Check out the webinar recording below!

From Search to Purch(ase): Closing customers quickly

About Elite SEM

And so Elite SEM is an award-winning digital marketing agency and they were founded on search back in 2004. Today, they're focused on a more holistic performance driven digital marketing, with expertise spanning paid search, SEO, shopping feed and display advertising, paid social and conversion rate optimization.

About Trustpilot

Trustpilot is an online review community that's both for businesses and consumers. We have reviews for over 350,000 websites on, and over 100 million online reviews.

Trustpilot was founded for two different reasons. The first, for consumers. And first and foremost, this is just to help them make better buying decisions, based off of company reviews they can find online quickly and easily. And for businesses, it's more of a SaaS platform. Trustpilot has a platform that allows businesses to easily collect reviews in a proactive way and leverage those reviews and their marketing channels to overall improve their business and grow revenue.

2017 Google updates

I think as we think about consumer behavior, the exciting thing is that the shifts have been consistent and moving very rapidly. But really, we're going to talk a lot about trends that are getting into the minds of consumers, both in terms of the way they decide to interact with content from brands. And it is very much their decision these days versus the past, and also the methods in which they're doing so.

So we're going to cover some really great ideas around how to make sure you're focused on mobile in the right way. And really thinking about the way consumers are trying to learn from other consumers in really authentic experiences on the web, to help make the best decisions possible.

Today, we're going to be covering the latest digital trends as they relate to how consumers search and land on your site. So our goal is to help you drive quality organic traffic to your site by taking advantage of the latest SEO updates. And no surprise, many of these updates focus on mobile strategy. Today, we'll be going over the latest Google algorithm updates, how to create an increasingly fast mobile experience with AMP pages, how to stand out within the search engine result pages through universal results and where we stand with HTTPS or having a secured site.

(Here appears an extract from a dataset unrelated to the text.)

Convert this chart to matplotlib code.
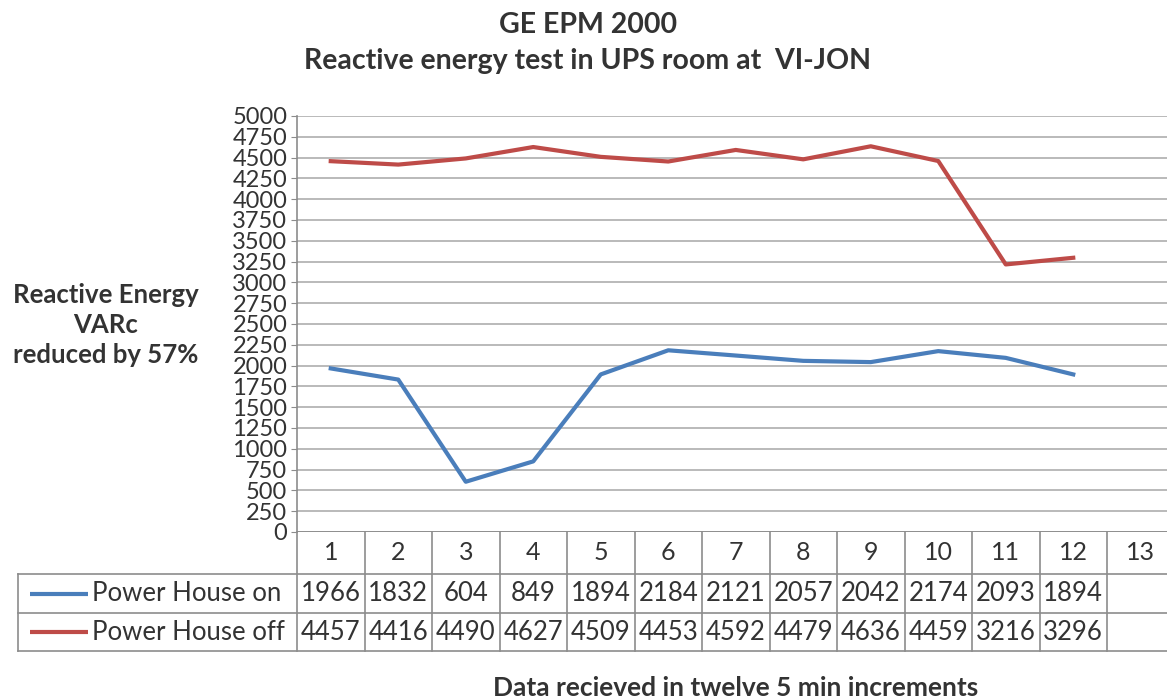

We'll begin today with the Google updates as they relate to the SEO industry. As many of you are probably aware, Google is constantly updating its algorithm and ranking factors. And these past couple months really have been no exception. Starting off with a few unofficial updates, we had the Fred update in early March. This is an unconfirmed update. A lot of webmasters buzzing on ranking changes with keyword monitoring. The SEO community believes it was related to poor quality backlinks and just spam algorithm, but again, no official word from Google on this one.

In February, we also saw an update to Google's core algorithm. When we say core algorithm, this is definitely something we like to refer to as the entire ranking algorithm, not necessarily updated just on content or just on backlinks. But in this case, we saw the change being made on content quality.

The biggest update of 2017 was the interstitial ad penalty. This is related to ads that cover a significant portion of your screen. This affects both mobile and desktop. And specifically, Google has penalized websites that are using ads that are intrusive to users.

And then last November, Google announced the change in its indexation with the announcement of the mobile first index. This is a major shift in how rankings will eventually appear. We're going to discuss this a little bit more in depth later.

We wanted to share with you all examples of interstitial ads and what they may look like. These, again, are ads that cover your entire screen on a mobile device. The first ad on the left is an example of an intrusive pop-up ad. And the second two are intrusive standalone interstitial ads. You can definitely see the difference on this. But Google again is moving away from the intrusive entire screen covering of interstitial ads.

And if you are being penalized, you're potentially notified in Google Search Console. That's a tool that you can register with Google with, to monitor website health.

So a little bit more on the mobile first indexation we mentioned earlier. And again, this announcement was made in November, that they want to go ahead and create one index that focuses on mobile content as the primary index. In November, they came out and said it was coming in the next couple months. And now we're looking like the timeline is pretty fluid. So more and more likely, we won't see this change for some time. But nonetheless, we're encouraging all of our clients to go ahead and prepare for this as if it was coming in the coming months.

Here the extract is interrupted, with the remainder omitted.